Collect every line that includes the string "this".

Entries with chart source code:
=-=-=-=-=
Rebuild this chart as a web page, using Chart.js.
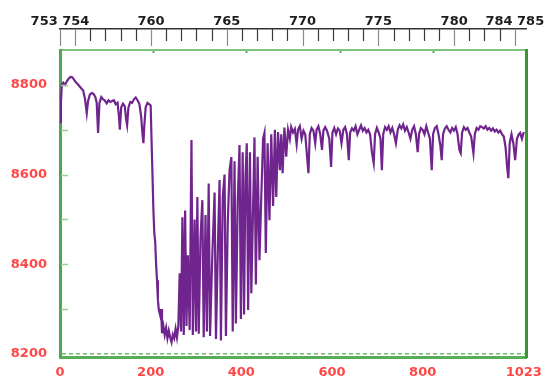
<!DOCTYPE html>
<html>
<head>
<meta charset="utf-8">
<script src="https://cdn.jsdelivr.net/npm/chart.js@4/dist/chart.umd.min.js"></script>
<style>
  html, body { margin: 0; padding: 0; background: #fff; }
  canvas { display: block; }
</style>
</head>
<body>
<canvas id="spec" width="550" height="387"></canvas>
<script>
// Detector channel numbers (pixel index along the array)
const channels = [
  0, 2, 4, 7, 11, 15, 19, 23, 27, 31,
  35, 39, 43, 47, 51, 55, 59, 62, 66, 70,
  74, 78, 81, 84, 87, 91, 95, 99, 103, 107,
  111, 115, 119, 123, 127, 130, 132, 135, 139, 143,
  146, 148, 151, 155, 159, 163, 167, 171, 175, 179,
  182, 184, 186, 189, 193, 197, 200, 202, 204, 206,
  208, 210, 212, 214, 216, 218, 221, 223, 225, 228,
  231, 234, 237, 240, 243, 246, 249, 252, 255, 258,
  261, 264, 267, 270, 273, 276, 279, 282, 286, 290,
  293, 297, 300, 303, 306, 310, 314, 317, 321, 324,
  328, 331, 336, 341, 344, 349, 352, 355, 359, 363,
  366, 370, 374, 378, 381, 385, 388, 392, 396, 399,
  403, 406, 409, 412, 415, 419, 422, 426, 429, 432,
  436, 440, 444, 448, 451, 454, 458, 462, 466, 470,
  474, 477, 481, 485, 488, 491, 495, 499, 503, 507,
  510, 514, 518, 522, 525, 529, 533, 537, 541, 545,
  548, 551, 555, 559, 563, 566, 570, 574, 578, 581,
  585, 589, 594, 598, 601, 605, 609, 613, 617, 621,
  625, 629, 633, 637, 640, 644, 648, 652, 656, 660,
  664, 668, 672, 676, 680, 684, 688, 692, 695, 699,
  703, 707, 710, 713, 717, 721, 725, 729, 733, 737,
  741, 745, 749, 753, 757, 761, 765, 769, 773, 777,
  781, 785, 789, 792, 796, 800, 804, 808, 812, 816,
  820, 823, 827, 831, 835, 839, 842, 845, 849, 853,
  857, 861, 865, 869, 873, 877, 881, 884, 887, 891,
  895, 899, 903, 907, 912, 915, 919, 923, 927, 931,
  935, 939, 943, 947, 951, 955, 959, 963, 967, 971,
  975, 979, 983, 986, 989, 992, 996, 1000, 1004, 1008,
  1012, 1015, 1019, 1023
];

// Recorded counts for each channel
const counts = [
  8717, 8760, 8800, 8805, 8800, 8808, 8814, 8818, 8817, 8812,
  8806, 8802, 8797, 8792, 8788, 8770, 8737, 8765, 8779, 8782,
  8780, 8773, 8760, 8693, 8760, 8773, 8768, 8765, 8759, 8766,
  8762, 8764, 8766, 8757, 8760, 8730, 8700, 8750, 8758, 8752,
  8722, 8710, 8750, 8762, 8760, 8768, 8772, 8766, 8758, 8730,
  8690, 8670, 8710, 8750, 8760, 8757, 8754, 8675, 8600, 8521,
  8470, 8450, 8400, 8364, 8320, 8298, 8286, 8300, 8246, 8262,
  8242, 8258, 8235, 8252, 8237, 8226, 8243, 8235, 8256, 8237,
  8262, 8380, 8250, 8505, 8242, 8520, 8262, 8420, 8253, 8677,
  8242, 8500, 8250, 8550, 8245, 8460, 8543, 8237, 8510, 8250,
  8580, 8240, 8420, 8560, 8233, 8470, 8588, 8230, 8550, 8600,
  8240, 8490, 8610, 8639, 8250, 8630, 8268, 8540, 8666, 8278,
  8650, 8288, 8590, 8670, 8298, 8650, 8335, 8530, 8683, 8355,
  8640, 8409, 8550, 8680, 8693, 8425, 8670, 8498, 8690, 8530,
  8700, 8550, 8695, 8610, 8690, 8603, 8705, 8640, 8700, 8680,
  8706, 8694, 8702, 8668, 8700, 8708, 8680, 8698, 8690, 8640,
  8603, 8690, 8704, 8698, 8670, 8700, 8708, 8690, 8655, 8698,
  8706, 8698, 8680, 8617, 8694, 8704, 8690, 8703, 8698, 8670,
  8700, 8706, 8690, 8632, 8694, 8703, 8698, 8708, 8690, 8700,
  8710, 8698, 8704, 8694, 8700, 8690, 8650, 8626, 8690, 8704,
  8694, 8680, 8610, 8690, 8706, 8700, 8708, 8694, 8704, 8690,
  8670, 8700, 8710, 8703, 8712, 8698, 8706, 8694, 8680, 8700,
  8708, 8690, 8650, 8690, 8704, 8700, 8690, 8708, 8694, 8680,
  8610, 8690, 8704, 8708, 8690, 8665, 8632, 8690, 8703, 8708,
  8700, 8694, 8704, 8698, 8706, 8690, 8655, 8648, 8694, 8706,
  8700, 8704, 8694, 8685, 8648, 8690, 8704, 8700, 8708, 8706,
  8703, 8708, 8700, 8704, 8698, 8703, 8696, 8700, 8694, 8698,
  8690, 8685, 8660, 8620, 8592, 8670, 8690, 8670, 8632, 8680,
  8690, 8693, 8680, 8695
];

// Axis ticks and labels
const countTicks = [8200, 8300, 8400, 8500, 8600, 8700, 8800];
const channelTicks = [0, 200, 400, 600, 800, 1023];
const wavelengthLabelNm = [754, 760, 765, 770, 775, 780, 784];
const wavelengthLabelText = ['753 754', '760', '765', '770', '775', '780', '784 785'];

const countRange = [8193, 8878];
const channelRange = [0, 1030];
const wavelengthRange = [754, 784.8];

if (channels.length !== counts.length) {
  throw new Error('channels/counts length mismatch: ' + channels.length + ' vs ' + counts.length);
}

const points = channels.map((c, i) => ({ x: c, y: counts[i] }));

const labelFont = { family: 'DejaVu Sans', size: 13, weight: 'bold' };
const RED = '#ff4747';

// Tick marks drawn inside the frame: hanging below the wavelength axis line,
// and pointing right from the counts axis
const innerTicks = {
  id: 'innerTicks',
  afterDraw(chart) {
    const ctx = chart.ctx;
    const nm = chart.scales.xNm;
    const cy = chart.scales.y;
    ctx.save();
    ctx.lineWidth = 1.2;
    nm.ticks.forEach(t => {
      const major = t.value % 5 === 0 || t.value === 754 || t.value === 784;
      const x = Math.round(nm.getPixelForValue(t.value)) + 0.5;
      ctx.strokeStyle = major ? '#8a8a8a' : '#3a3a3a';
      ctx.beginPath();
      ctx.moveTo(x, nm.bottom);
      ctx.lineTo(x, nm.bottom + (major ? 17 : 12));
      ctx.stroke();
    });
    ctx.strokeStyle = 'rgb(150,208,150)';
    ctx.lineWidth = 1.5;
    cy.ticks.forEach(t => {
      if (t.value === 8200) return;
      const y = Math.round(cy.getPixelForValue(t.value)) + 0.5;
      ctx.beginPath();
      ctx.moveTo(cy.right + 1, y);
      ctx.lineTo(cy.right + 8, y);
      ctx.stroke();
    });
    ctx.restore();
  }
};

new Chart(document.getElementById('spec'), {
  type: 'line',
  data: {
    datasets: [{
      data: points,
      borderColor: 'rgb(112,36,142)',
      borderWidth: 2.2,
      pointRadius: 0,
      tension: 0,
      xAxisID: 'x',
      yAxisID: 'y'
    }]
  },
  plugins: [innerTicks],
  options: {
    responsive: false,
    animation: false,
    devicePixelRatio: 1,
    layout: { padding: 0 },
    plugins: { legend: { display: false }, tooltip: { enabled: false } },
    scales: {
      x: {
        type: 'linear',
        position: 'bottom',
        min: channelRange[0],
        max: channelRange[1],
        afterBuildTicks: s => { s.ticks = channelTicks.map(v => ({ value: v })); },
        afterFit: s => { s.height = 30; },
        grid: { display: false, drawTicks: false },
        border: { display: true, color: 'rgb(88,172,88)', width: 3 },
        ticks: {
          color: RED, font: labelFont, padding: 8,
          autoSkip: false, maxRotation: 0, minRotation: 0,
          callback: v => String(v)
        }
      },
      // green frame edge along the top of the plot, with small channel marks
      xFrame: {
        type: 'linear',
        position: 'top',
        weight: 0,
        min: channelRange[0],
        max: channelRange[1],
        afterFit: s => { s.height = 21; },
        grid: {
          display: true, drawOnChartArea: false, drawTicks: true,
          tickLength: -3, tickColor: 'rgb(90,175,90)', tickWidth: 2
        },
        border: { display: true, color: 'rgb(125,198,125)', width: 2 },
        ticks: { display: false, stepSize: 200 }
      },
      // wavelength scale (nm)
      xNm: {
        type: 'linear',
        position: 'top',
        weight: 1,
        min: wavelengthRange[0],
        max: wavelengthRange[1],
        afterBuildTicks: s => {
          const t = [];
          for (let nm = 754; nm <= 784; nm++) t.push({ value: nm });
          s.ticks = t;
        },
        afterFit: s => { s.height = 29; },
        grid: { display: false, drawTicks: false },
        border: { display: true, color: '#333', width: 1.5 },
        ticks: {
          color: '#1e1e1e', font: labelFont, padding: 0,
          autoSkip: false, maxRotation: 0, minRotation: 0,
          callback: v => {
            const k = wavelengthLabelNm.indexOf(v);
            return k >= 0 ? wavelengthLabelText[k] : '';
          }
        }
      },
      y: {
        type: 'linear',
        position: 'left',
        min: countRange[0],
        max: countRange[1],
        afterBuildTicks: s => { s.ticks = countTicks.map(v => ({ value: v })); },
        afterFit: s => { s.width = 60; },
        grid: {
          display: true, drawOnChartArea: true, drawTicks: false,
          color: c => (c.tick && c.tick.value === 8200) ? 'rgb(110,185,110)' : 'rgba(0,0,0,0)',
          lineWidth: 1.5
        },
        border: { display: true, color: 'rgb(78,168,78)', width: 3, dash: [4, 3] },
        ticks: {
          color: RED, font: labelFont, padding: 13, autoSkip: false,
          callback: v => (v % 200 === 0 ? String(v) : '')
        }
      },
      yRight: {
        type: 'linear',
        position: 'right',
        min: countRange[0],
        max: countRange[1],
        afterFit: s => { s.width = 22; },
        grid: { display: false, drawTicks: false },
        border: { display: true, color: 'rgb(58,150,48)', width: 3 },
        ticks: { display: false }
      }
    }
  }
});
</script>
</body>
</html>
=-=-=-=-=
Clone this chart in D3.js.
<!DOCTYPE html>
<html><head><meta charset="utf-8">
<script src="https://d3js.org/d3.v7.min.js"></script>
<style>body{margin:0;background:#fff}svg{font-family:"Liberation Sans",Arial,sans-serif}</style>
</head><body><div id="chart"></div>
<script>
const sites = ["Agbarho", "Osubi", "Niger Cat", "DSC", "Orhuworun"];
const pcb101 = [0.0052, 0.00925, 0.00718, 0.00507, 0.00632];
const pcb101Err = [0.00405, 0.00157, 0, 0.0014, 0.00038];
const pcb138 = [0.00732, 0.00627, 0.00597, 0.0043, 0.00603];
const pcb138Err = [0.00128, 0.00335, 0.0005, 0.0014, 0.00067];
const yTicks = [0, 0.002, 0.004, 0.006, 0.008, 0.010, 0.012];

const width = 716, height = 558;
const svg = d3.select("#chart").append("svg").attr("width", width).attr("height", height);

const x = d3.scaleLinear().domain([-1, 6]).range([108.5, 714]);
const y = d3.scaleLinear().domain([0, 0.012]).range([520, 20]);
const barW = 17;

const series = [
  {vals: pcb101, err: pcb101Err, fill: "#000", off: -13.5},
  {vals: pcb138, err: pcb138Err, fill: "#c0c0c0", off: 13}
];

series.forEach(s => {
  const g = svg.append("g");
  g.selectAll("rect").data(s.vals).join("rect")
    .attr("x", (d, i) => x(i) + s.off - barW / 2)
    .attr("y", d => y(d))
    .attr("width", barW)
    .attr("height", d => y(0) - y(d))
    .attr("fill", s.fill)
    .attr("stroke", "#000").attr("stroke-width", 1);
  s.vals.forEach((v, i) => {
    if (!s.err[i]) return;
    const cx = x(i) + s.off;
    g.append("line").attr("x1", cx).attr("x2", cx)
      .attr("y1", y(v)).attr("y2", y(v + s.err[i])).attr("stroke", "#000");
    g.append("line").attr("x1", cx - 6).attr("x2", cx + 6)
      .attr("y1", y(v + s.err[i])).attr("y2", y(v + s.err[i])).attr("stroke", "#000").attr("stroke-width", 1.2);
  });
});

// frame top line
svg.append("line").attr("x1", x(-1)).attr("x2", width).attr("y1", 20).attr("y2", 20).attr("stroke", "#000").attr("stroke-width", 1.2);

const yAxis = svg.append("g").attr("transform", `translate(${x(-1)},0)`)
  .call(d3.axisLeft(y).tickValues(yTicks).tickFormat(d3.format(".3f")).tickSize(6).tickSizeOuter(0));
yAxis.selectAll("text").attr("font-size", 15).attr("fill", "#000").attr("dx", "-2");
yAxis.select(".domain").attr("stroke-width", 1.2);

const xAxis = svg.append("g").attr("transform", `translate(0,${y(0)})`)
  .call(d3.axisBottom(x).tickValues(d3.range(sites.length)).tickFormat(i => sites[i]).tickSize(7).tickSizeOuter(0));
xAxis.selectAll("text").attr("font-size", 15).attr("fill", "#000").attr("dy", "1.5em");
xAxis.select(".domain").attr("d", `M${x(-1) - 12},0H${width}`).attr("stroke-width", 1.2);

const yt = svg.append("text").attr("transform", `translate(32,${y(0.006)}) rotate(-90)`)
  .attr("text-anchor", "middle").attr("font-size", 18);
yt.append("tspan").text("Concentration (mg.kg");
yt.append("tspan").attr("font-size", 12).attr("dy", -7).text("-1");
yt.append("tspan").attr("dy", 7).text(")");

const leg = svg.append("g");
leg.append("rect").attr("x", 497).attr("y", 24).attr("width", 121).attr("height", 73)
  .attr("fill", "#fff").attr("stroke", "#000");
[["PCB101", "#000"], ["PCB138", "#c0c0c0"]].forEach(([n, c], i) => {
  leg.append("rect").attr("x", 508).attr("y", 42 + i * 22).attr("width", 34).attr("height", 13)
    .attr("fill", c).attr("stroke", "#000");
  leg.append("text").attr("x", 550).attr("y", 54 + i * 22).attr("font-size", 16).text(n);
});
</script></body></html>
=-=-=-=-=
● **SOLUTION**
Rebuild this chart as a web page, using Chart.js.
Clone this chart in D3.js.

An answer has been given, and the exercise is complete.